* STATED PROBLEM
Return the data exactly, with all pictures removed.

* AVAILABLE DATA

****************************************

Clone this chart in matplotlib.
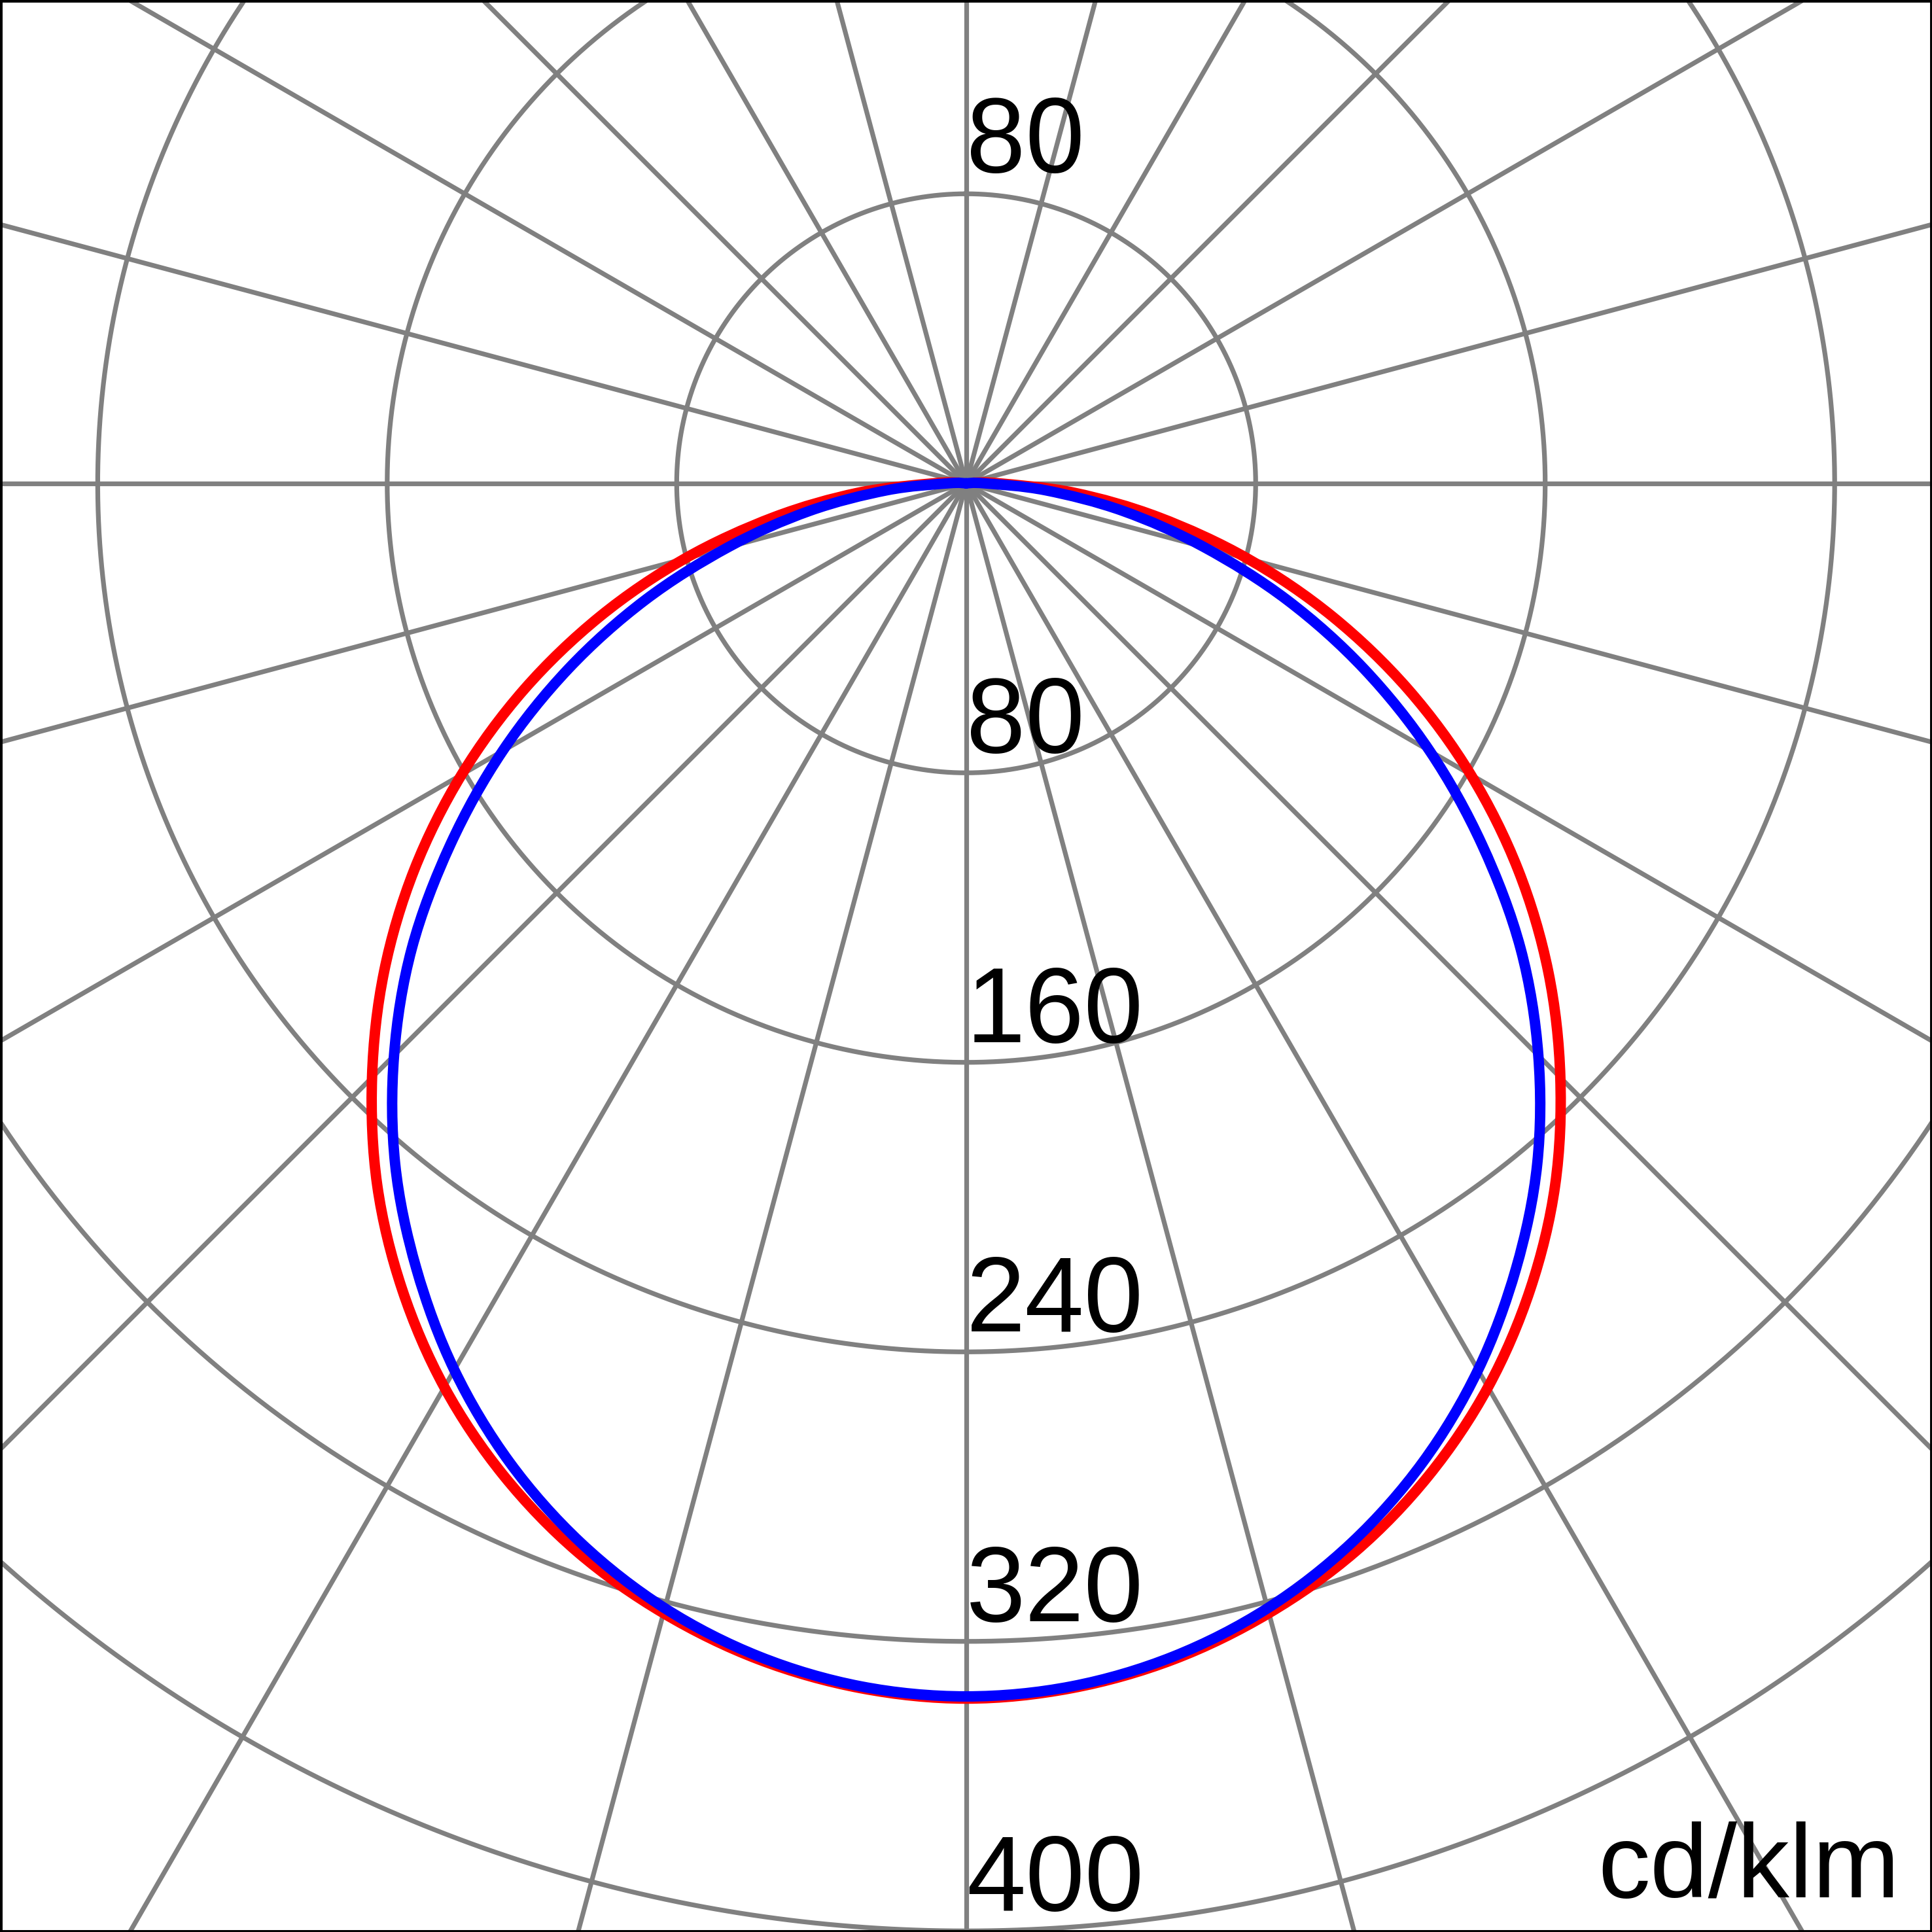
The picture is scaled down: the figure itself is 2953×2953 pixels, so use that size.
import numpy as np
import matplotlib.pyplot as plt
from matplotlib.path import Path
from matplotlib.patches import PathPatch

plt.rcParams['font.family'] = ['Liberation Sans', 'DejaVu Sans']

# luminous intensity, cd/klm, gamma 0..95 deg (symmetric both sides)
gamma = [0, 5, 10, 15, 20, 25, 30, 35, 40, 45, 50, 55, 60, 65, 70, 75, 80, 85, 90, 95]
c0_180 = [335.8, 334.2, 330.0, 323.2, 314.2, 302.5, 288.4, 271.8, 253.2, 232.2,
          210.0, 186.2, 161.0, 134.8, 107.8, 80.6, 54.0, 30.0, 9.0, 2.0]
c90_270 = [335.2, 333.7, 329.2, 321.8, 311.5, 298.5, 282.9, 264.9, 245.5, 223.6,
           200.0, 174.0, 147.9, 121.3, 94.5, 68.0, 44.0, 22.0, 5.0, 0.0]
rings = [80, 160, 240, 320, 400]
unit = 'cd/klm'

GRAY = '#808080'
FS = 117

fig = plt.figure(figsize=(29.53, 29.53), dpi=100)
ax = fig.add_axes([0, 0, 1, 1])
ax.set_xlim(-267.0, 266.9)
ax.set_ylim(-400.3, 133.55)
ax.set_xticks([])
ax.set_yticks([])
for s in ax.spines.values():
    s.set_linewidth(5)
    s.set_color('black')
    s.set_zorder(6)

# polar grid
t = np.linspace(0, 2 * np.pi, 1441)
for r in rings:
    ax.plot(r * np.sin(t), r * np.cos(t), color=GRAY, lw=5.2, zorder=1)
for a in range(0, 360, 15):
    a = np.deg2rad(a)
    ax.plot([0, 700 * np.sin(a)], [0, 700 * np.cos(a)], color=GRAY, lw=5.2, zorder=1)


def smooth_path(vals):
    # measured points, drawn as a smooth (Catmull-Rom) line
    th = np.deg2rad(np.array(gamma, dtype=float))
    v = np.array(vals, dtype=float)
    th = np.concatenate([-th[::-1], th[1:]])
    v = np.concatenate([v[::-1], v[1:]])
    p = np.column_stack([v * np.sin(th), -v * np.cos(th)])
    n = len(p)
    verts = [p[0]]
    codes = [Path.MOVETO]
    for i in range(n - 1):
        p0 = p[max(i - 1, 0)]
        p1 = p[i]
        p2 = p[i + 1]
        p3 = p[min(i + 2, n - 1)]
        verts += [p1 + (p2 - p0) / 6, p2 - (p3 - p1) / 6, p2]
        codes += [Path.CURVE4] * 3
    return Path(verts, codes)


ax.add_patch(PathPatch(smooth_path(c0_180), fill=False, edgecolor='#ff0000',
                       lw=11.5, joinstyle='round', capstyle='round', zorder=3))
ax.add_patch(PathPatch(smooth_path(c90_270), fill=False, edgecolor='#0000ff',
                       lw=11.5, joinstyle='round', capstyle='round', zorder=4))

# ring labels
ax.text(0, 80 + 6.0, '80', fontsize=FS, ha='left', va='baseline', zorder=5)
for r in rings:
    ax.text(0, -r + 5.6, str(r), fontsize=FS, ha='left', va='baseline', zorder=5)

fig.text(0.9834, 0.018, unit, fontsize=115, ha='right', va='baseline')

fig.savefig('out.png', dpi=100)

****************************************

* TASK ANSWER
Clone this chart in matplotlib.
The picture is scaled down: the figure itself is 2953×2953 pixels, so use that size.
import numpy as np
import matplotlib.pyplot as plt
from matplotlib.path import Path
from matplotlib.patches import PathPatch

plt.rcParams['font.family'] = ['Liberation Sans', 'DejaVu Sans']

# luminous intensity, cd/klm, gamma 0..95 deg (symmetric both sides)
gamma = [0, 5, 10, 15, 20, 25, 30, 35, 40, 45, 50, 55, 60, 65, 70, 75, 80, 85, 90, 95]
c0_180 = [335.8, 334.2, 330.0, 323.2, 314.2, 302.5, 288.4, 271.8, 253.2, 232.2,
          210.0, 186.2, 161.0, 134.8, 107.8, 80.6, 54.0, 30.0, 9.0, 2.0]
c90_270 = [335.2, 333.7, 329.2, 321.8, 311.5, 298.5, 282.9, 264.9, 245.5, 223.6,
           200.0, 174.0, 147.9, 121.3, 94.5, 68.0, 44.0, 22.0, 5.0, 0.0]
rings = [80, 160, 240, 320, 400]
unit = 'cd/klm'

GRAY = '#808080'
FS = 117

fig = plt.figure(figsize=(29.53, 29.53), dpi=100)
ax = fig.add_axes([0, 0, 1, 1])
ax.set_xlim(-267.0, 266.9)
ax.set_ylim(-400.3, 133.55)
ax.set_xticks([])
ax.set_yticks([])
for s in ax.spines.values():
    s.set_linewidth(5)
    s.set_color('black')
    s.set_zorder(6)

# polar grid
t = np.linspace(0, 2 * np.pi, 1441)
for r in rings:
    ax.plot(r * np.sin(t), r * np.cos(t), color=GRAY, lw=5.2, zorder=1)
for a in range(0, 360, 15):
    a = np.deg2rad(a)
    ax.plot([0, 700 * np.sin(a)], [0, 700 * np.cos(a)], color=GRAY, lw=5.2, zorder=1)


def smooth_path(vals):
    # measured points, drawn as a smooth (Catmull-Rom) line
    th = np.deg2rad(np.array(gamma, dtype=float))
    v = np.array(vals, dtype=float)
    th = np.concatenate([-th[::-1], th[1:]])
    v = np.concatenate([v[::-1], v[1:]])
    p = np.column_stack([v * np.sin(th), -v * np.cos(th)])
    n = len(p)
    verts = [p[0]]
    codes = [Path.MOVETO]
    for i in range(n - 1):
        p0 = p[max(i - 1, 0)]
        p1 = p[i]
        p2 = p[i + 1]
        p3 = p[min(i + 2, n - 1)]
        verts += [p1 + (p2 - p0) / 6, p2 - (p3 - p1) / 6, p2]
        codes += [Path.CURVE4] * 3
    return Path(verts, codes)


ax.add_patch(PathPatch(smooth_path(c0_180), fill=False, edgecolor='#ff0000',
                       lw=11.5, joinstyle='round', capstyle='round', zorder=3))
ax.add_patch(PathPatch(smooth_path(c90_270), fill=False, edgecolor='#0000ff',
                       lw=11.5, joinstyle='round', capstyle='round', zorder=4))

# ring labels
ax.text(0, 80 + 6.0, '80', fontsize=FS, ha='left', va='baseline', zorder=5)
for r in rings:
    ax.text(0, -r + 5.6, str(r), fontsize=FS, ha='left', va='baseline', zorder=5)

fig.text(0.9834, 0.018, unit, fontsize=115, ha='right', va='baseline')

fig.savefig('out.png', dpi=100)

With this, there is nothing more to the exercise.